## Problem to work on
Write out the material exactly, without any of its pictures.

## Given data

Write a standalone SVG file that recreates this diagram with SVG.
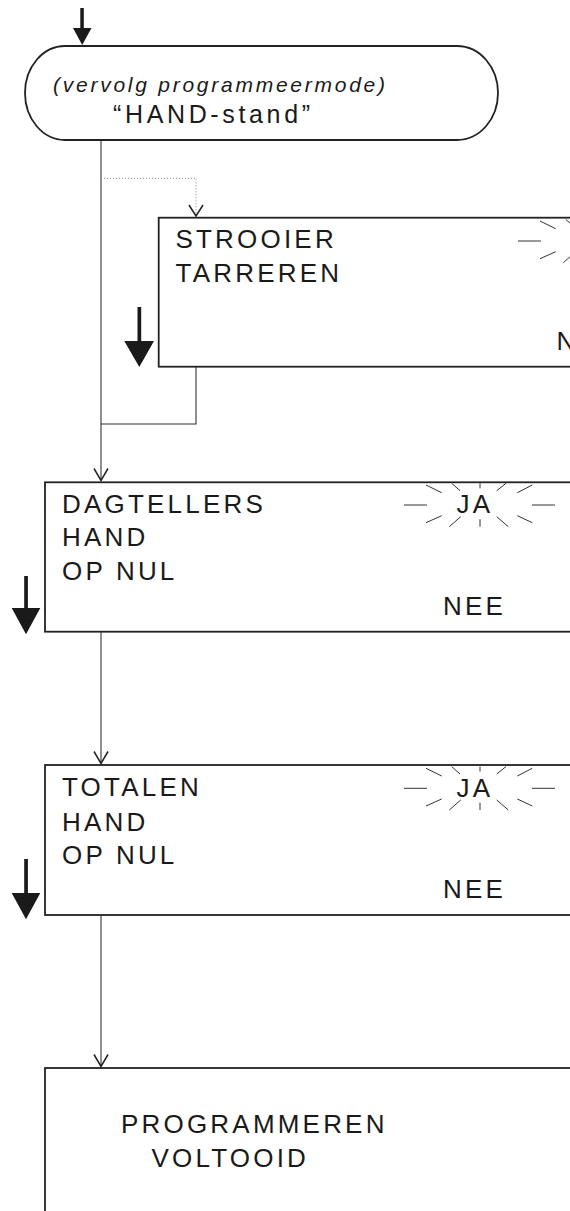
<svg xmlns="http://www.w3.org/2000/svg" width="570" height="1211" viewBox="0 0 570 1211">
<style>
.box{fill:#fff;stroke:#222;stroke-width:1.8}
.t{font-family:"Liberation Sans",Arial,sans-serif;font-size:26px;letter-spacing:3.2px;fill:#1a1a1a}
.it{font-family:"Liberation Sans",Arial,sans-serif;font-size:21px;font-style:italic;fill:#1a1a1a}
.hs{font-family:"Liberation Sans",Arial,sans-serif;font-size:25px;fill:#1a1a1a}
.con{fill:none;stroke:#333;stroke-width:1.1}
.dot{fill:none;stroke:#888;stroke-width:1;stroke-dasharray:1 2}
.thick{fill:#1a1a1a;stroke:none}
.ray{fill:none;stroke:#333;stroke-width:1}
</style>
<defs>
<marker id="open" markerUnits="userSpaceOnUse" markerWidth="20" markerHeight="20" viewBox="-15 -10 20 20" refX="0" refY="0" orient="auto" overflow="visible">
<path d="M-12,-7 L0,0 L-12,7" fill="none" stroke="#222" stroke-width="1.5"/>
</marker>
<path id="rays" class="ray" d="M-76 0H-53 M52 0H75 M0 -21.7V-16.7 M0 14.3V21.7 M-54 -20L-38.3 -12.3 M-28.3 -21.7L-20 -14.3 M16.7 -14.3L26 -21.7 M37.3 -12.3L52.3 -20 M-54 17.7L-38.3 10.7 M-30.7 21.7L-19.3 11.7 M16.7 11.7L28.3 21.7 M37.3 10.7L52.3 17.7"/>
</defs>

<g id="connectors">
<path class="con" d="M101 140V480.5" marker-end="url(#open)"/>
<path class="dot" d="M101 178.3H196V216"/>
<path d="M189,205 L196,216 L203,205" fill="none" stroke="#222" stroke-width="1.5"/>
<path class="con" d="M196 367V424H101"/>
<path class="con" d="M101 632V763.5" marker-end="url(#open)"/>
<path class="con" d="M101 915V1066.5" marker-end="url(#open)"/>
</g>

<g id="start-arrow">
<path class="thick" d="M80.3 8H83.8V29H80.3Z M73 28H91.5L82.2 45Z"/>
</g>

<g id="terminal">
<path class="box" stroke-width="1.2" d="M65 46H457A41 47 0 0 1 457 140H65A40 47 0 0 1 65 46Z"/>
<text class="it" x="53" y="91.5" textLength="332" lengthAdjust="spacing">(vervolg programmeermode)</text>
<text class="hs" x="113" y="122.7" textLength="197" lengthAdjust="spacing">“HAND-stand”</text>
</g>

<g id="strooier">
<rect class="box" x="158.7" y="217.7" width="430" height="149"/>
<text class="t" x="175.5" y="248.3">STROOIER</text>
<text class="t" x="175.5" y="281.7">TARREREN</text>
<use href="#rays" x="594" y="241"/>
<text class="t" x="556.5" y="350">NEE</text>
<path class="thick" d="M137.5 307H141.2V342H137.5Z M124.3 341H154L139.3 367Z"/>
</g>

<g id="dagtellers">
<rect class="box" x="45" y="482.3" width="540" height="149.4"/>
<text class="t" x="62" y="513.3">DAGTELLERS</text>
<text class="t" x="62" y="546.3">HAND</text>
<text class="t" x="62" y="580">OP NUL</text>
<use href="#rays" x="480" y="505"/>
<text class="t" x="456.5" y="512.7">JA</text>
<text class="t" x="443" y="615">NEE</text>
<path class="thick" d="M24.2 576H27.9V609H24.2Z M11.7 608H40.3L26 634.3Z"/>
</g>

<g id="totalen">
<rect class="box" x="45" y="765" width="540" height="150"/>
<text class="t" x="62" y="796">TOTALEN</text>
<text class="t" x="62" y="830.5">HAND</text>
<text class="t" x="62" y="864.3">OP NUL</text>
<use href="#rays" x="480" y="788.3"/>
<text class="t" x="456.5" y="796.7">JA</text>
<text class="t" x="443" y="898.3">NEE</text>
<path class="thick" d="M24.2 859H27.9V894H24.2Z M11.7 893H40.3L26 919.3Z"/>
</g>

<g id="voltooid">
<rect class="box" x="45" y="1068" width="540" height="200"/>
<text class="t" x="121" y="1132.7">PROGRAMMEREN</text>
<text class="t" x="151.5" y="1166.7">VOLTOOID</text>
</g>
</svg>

## Answer for this exercise
Write a standalone SVG file that recreates this diagram with SVG.
<svg xmlns="http://www.w3.org/2000/svg" width="570" height="1211" viewBox="0 0 570 1211">
<style>
.box{fill:#fff;stroke:#222;stroke-width:1.8}
.t{font-family:"Liberation Sans",Arial,sans-serif;font-size:26px;letter-spacing:3.2px;fill:#1a1a1a}
.it{font-family:"Liberation Sans",Arial,sans-serif;font-size:21px;font-style:italic;fill:#1a1a1a}
.hs{font-family:"Liberation Sans",Arial,sans-serif;font-size:25px;fill:#1a1a1a}
.con{fill:none;stroke:#333;stroke-width:1.1}
.dot{fill:none;stroke:#888;stroke-width:1;stroke-dasharray:1 2}
.thick{fill:#1a1a1a;stroke:none}
.ray{fill:none;stroke:#333;stroke-width:1}
</style>
<defs>
<marker id="open" markerUnits="userSpaceOnUse" markerWidth="20" markerHeight="20" viewBox="-15 -10 20 20" refX="0" refY="0" orient="auto" overflow="visible">
<path d="M-12,-7 L0,0 L-12,7" fill="none" stroke="#222" stroke-width="1.5"/>
</marker>
<path id="rays" class="ray" d="M-76 0H-53 M52 0H75 M0 -21.7V-16.7 M0 14.3V21.7 M-54 -20L-38.3 -12.3 M-28.3 -21.7L-20 -14.3 M16.7 -14.3L26 -21.7 M37.3 -12.3L52.3 -20 M-54 17.7L-38.3 10.7 M-30.7 21.7L-19.3 11.7 M16.7 11.7L28.3 21.7 M37.3 10.7L52.3 17.7"/>
</defs>

<g id="connectors">
<path class="con" d="M101 140V480.5" marker-end="url(#open)"/>
<path class="dot" d="M101 178.3H196V216"/>
<path d="M189,205 L196,216 L203,205" fill="none" stroke="#222" stroke-width="1.5"/>
<path class="con" d="M196 367V424H101"/>
<path class="con" d="M101 632V763.5" marker-end="url(#open)"/>
<path class="con" d="M101 915V1066.5" marker-end="url(#open)"/>
</g>

<g id="start-arrow">
<path class="thick" d="M80.3 8H83.8V29H80.3Z M73 28H91.5L82.2 45Z"/>
</g>

<g id="terminal">
<path class="box" stroke-width="1.2" d="M65 46H457A41 47 0 0 1 457 140H65A40 47 0 0 1 65 46Z"/>
<text class="it" x="53" y="91.5" textLength="332" lengthAdjust="spacing">(vervolg programmeermode)</text>
<text class="hs" x="113" y="122.7" textLength="197" lengthAdjust="spacing">“HAND-stand”</text>
</g>

<g id="strooier">
<rect class="box" x="158.7" y="217.7" width="430" height="149"/>
<text class="t" x="175.5" y="248.3">STROOIER</text>
<text class="t" x="175.5" y="281.7">TARREREN</text>
<use href="#rays" x="594" y="241"/>
<text class="t" x="556.5" y="350">NEE</text>
<path class="thick" d="M137.5 307H141.2V342H137.5Z M124.3 341H154L139.3 367Z"/>
</g>

<g id="dagtellers">
<rect class="box" x="45" y="482.3" width="540" height="149.4"/>
<text class="t" x="62" y="513.3">DAGTELLERS</text>
<text class="t" x="62" y="546.3">HAND</text>
<text class="t" x="62" y="580">OP NUL</text>
<use href="#rays" x="480" y="505"/>
<text class="t" x="456.5" y="512.7">JA</text>
<text class="t" x="443" y="615">NEE</text>
<path class="thick" d="M24.2 576H27.9V609H24.2Z M11.7 608H40.3L26 634.3Z"/>
</g>

<g id="totalen">
<rect class="box" x="45" y="765" width="540" height="150"/>
<text class="t" x="62" y="796">TOTALEN</text>
<text class="t" x="62" y="830.5">HAND</text>
<text class="t" x="62" y="864.3">OP NUL</text>
<use href="#rays" x="480" y="788.3"/>
<text class="t" x="456.5" y="796.7">JA</text>
<text class="t" x="443" y="898.3">NEE</text>
<path class="thick" d="M24.2 859H27.9V894H24.2Z M11.7 893H40.3L26 919.3Z"/>
</g>

<g id="voltooid">
<rect class="box" x="45" y="1068" width="540" height="200"/>
<text class="t" x="121" y="1132.7">PROGRAMMEREN</text>
<text class="t" x="151.5" y="1166.7">VOLTOOID</text>
</g>
</svg>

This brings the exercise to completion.